President of the Court of Appeal
- In office 2002–2003
- Preceded by: Sir Ivor Richardson
- Succeeded by: Noel Anderson

Personal details
- Born: Thomas Munro Gault 31 October 1938
- Died: 19 May 2015 (aged 76) Auckland, New Zealand

= Thomas Gault =

New Zealand jurist (1938–2015)

Sir Thomas Munro Gault (高禮哲, 31 October 1938 – 19 May 2015) was a New Zealand jurist. He was a Justice of the Supreme Court of New Zealand and a member of the Privy Council of the United Kingdom as well as a non-permanent judge of the Court of Final Appeal in Hong Kong. He was also a justice of the Supreme Court of Fiji.

Gault attended Wellington College and graduated with a Master of Laws degree from Victoria University of Wellington. After graduation, he was a member of the law firm A J Park & Son for 20 years. In 1981, he began practising as a barrister sole, and in 1984 he was appointed a Queen's Counsel.

His first appointment to the bench was as a Judge of the High Court in 1987, followed three years later by being made a member of the Court of Appeal. He was appointed President of the Court of Appeal in May 2002.

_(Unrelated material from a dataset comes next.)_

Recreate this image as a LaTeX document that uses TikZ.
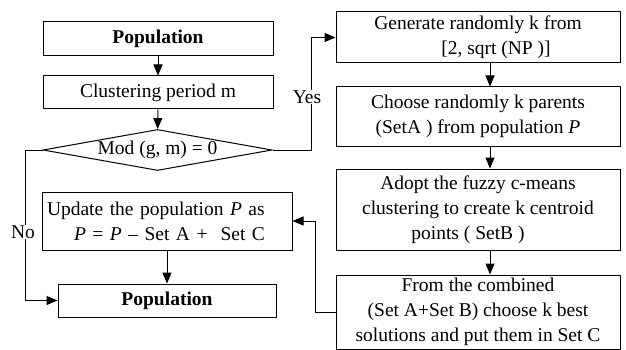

In the 2001 New Year Honours, Gault was appointed a Distinguished Companion of the New Zealand Order of Merit, for services to the judiciary. In the 2009 Special Honours, he accepted re-designation as a Knight Companion of the New Zealand Order of Merit following the restoration of titular honours by the New Zealand government.

A keen golfer, Gault won the New Zealand Universities' Championship, and was awarded Blues by both Victoria University and the University of New Zealand. Moving into the administration of the game, he was President of the New Zealand Golf Association from 1987 to 1996 and as an Advisory Member of the Rules of Golf and Amateur Status Committees from 1978 to 1996. He was referee for The Open Championship from 1993 to 1998. He joined The Royal and Ancient Golf Club of St Andrews in 1994, and was made its first New Zealand captain in September 2005.

Gault died at home in Auckland in 2015.